We know this because occasionally people are prosecuted for such infractions.
This week saw one such case hit the headlines, noteworthy for apparently being the “largest and longest-running case of welfare fraud in the history of the State”.
Corkman Donal O’Callaghan’s offence was a remarkable one.
For 33 years the 57-year-old claimed the joint pensions of his deceased parents. His mother died when he was 15 in 1979. He was a very young man when the fraud began in 1987.
He carried on the subterfuge for those 33 years with never a hint of suspicion.
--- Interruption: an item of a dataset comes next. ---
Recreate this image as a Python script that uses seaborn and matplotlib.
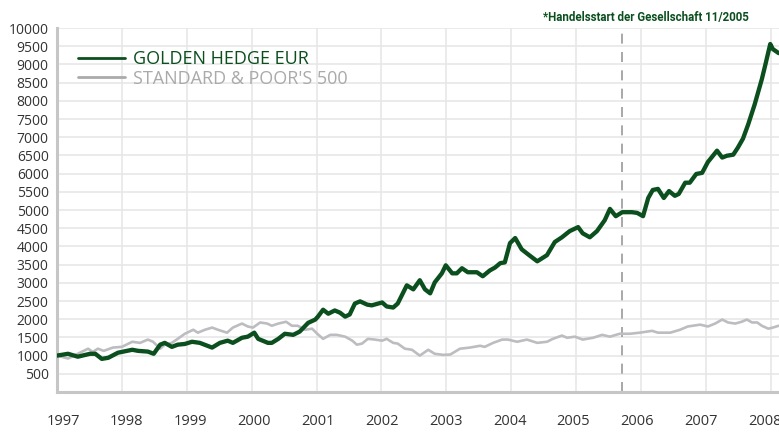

How he was caught was nearly as remarkable, borderline macabre. His father, who died in 1987, would have been 100 in 2020, a milestone that ordinarily commands a small financial gift from the President.
After claiming that he was indeed still living with his parents and that his father did indeed wish to claim his centurion’s bonus, things unravelled rapidly thereafter for Mr O’Callaghan.

A few months later gardaí managed to locate the graves of both his deceased parents. He’s now facing three years in jail and has acknowledged that he has a gambling problem.
Leaving that aside, however, the man managed to make a fraudulent claim more than 1,700 times, to the tune of more than €500,000.
With such an advanced fraud-prevention system as the one we have, how was a youngish man able to impersonate not one but two pensioners once a fortnight for more than three decades?
You would have to take the case of Mr O’Callaghan as an anomaly to some extent - as his crime was so improbably audacious most people would never even contemplate it.
Then again, how did he manage to evade detection for so long?
A spokesperson for the Department of Social Protection said that it “recognises that this case is one of the most serious incidences of fraud” detected in some time. They added that the fraud was only discovered following a Departmental investigation.
They said that DSP has control processes in place for pensions “to detect fraudulent encashment”, and that deaths are monitored also, but that generally pensions “are low risk in relation to suspected fraud” representing just 1% of cases in 2020.
Be that as it may, that bizarre case should at least be a lesson in humility for the Department.
Best not to trumpet massive notional fraud savings when the real thing is happening under your nose.